Problem to solve: The lines from the top of the material below through the line containing "const peakZ = [26,28];" are to be printed exactly, with pictures omitted.

Data section:
******************************
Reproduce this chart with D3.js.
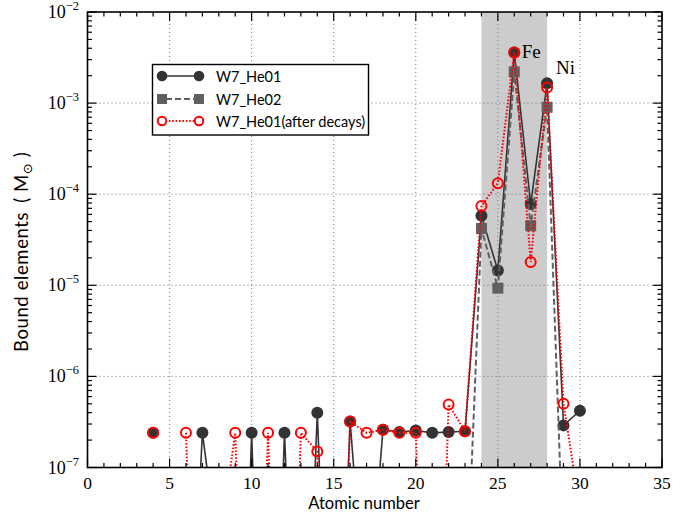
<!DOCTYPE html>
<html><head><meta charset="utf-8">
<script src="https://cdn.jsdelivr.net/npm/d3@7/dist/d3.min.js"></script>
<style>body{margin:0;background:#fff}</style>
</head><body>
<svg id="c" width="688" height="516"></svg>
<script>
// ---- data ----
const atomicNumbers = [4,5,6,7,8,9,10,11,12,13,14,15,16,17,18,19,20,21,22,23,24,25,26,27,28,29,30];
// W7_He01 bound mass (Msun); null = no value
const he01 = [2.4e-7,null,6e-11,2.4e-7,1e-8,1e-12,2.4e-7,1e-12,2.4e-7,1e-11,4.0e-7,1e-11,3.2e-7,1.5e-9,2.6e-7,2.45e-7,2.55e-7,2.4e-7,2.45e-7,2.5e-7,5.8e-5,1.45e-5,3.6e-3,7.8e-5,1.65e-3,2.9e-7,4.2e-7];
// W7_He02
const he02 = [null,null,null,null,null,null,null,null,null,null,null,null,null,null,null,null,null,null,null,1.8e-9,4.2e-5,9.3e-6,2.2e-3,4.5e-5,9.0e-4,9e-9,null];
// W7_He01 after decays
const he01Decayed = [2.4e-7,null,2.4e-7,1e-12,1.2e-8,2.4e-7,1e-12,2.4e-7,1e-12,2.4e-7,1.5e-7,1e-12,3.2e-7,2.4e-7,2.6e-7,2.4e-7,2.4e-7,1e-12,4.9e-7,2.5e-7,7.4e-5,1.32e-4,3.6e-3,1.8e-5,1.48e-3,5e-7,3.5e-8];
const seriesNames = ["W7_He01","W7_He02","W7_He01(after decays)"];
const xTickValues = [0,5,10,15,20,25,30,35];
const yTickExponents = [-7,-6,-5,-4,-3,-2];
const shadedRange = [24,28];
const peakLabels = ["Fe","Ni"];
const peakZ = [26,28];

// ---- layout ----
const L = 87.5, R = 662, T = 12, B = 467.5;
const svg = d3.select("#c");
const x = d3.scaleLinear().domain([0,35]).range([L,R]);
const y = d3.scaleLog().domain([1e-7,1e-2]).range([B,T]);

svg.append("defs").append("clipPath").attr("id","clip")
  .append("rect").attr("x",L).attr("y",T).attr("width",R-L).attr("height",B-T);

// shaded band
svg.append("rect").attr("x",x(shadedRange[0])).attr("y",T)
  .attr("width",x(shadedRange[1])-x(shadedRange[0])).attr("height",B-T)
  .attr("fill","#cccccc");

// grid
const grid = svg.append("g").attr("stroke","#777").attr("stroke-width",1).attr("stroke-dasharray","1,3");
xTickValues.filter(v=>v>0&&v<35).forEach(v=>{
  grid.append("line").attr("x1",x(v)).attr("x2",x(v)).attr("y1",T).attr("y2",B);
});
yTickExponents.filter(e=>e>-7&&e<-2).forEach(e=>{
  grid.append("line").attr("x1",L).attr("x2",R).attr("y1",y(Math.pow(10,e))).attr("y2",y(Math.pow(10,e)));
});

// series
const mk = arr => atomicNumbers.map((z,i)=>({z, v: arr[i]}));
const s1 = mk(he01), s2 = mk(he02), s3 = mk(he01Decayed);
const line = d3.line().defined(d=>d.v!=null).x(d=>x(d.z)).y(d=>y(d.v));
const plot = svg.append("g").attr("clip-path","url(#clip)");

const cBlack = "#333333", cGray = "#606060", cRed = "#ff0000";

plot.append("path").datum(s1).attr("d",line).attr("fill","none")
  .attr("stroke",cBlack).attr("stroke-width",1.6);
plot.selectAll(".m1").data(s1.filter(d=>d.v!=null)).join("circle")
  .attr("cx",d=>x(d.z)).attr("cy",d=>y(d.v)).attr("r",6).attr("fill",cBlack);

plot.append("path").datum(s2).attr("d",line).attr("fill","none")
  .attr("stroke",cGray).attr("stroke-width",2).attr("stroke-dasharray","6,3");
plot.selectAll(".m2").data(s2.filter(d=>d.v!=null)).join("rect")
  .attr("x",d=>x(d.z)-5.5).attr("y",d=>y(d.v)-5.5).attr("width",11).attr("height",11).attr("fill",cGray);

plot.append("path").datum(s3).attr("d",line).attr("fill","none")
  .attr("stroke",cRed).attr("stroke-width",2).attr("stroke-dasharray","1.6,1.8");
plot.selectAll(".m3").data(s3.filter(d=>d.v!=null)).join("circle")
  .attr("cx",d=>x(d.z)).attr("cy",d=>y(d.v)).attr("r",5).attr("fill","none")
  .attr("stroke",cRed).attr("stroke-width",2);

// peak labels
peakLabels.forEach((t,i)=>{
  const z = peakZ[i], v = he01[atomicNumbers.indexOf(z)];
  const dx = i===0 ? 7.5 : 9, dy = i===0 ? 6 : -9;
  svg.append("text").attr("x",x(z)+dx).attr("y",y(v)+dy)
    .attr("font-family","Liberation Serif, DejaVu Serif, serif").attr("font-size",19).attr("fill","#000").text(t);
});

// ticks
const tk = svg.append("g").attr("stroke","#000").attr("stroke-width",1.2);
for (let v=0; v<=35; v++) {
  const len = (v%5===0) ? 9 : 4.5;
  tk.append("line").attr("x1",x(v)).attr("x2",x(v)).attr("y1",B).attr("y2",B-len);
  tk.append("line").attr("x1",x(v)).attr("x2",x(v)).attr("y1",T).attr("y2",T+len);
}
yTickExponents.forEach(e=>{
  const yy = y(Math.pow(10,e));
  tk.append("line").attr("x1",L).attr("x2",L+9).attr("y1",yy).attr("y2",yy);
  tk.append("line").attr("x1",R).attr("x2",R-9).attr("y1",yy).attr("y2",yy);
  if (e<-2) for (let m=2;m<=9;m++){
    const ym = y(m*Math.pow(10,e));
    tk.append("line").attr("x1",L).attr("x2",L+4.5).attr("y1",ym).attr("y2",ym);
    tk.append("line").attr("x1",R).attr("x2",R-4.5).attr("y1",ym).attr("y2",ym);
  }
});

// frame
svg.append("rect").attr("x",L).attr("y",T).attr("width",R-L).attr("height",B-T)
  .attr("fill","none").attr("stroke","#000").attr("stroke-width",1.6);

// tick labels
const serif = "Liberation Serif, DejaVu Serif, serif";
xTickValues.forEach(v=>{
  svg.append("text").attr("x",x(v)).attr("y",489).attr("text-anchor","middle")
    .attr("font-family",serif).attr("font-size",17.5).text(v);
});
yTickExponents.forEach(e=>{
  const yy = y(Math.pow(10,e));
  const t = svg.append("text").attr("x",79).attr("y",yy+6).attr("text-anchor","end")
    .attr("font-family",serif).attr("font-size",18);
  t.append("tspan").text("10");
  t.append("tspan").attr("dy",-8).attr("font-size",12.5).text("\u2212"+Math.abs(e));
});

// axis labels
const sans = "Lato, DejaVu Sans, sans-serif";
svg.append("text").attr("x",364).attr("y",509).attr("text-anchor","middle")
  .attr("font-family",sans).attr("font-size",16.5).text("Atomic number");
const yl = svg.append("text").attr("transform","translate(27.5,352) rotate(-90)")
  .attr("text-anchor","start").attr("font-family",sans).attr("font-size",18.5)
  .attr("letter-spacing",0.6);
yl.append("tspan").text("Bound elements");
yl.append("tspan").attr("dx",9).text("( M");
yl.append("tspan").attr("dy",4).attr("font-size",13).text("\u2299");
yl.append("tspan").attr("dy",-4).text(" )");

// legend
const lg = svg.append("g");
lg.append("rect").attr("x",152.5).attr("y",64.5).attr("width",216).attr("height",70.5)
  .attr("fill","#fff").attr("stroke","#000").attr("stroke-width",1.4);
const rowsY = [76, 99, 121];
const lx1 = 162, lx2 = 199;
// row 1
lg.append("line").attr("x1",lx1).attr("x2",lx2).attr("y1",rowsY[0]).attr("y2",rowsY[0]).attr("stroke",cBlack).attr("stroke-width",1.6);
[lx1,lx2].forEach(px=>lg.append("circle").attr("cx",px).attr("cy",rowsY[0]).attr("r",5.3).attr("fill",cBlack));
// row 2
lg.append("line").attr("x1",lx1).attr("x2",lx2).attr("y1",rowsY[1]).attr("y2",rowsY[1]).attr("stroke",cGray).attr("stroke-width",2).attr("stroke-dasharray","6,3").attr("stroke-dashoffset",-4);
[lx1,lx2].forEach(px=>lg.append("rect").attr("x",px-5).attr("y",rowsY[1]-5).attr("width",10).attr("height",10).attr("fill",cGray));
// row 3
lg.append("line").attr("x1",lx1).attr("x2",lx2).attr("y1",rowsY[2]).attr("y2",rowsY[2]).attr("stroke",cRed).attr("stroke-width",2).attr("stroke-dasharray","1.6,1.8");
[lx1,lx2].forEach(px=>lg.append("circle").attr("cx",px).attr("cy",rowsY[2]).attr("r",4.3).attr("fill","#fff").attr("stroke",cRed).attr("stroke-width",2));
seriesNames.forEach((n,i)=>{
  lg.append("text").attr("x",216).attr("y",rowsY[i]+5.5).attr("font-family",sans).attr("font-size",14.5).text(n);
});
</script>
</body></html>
******************************
Answer to the problem:
Reproduce this chart with D3.js.
<!DOCTYPE html>
<html><head><meta charset="utf-8">
<script src="https://cdn.jsdelivr.net/npm/d3@7/dist/d3.min.js"></script>
<style>body{margin:0;background:#fff}</style>
</head><body>
<svg id="c" width="688" height="516"></svg>
<script>
// ---- data ----
const atomicNumbers = [4,5,6,7,8,9,10,11,12,13,14,15,16,17,18,19,20,21,22,23,24,25,26,27,28,29,30];
// W7_He01 bound mass (Msun); null = no value
const he01 = [2.4e-7,null,6e-11,2.4e-7,1e-8,1e-12,2.4e-7,1e-12,2.4e-7,1e-11,4.0e-7,1e-11,3.2e-7,1.5e-9,2.6e-7,2.45e-7,2.55e-7,2.4e-7,2.45e-7,2.5e-7,5.8e-5,1.45e-5,3.6e-3,7.8e-5,1.65e-3,2.9e-7,4.2e-7];
// W7_He02
const he02 = [null,null,null,null,null,null,null,null,null,null,null,null,null,null,null,null,null,null,null,1.8e-9,4.2e-5,9.3e-6,2.2e-3,4.5e-5,9.0e-4,9e-9,null];
// W7_He01 after decays
const he01Decayed = [2.4e-7,null,2.4e-7,1e-12,1.2e-8,2.4e-7,1e-12,2.4e-7,1e-12,2.4e-7,1.5e-7,1e-12,3.2e-7,2.4e-7,2.6e-7,2.4e-7,2.4e-7,1e-12,4.9e-7,2.5e-7,7.4e-5,1.32e-4,3.6e-3,1.8e-5,1.48e-3,5e-7,3.5e-8];
const seriesNames = ["W7_He01","W7_He02","W7_He01(after decays)"];
const xTickValues = [0,5,10,15,20,25,30,35];
const yTickExponents = [-7,-6,-5,-4,-3,-2];
const shadedRange = [24,28];
const peakLabels = ["Fe","Ni"];
const peakZ = [26,28];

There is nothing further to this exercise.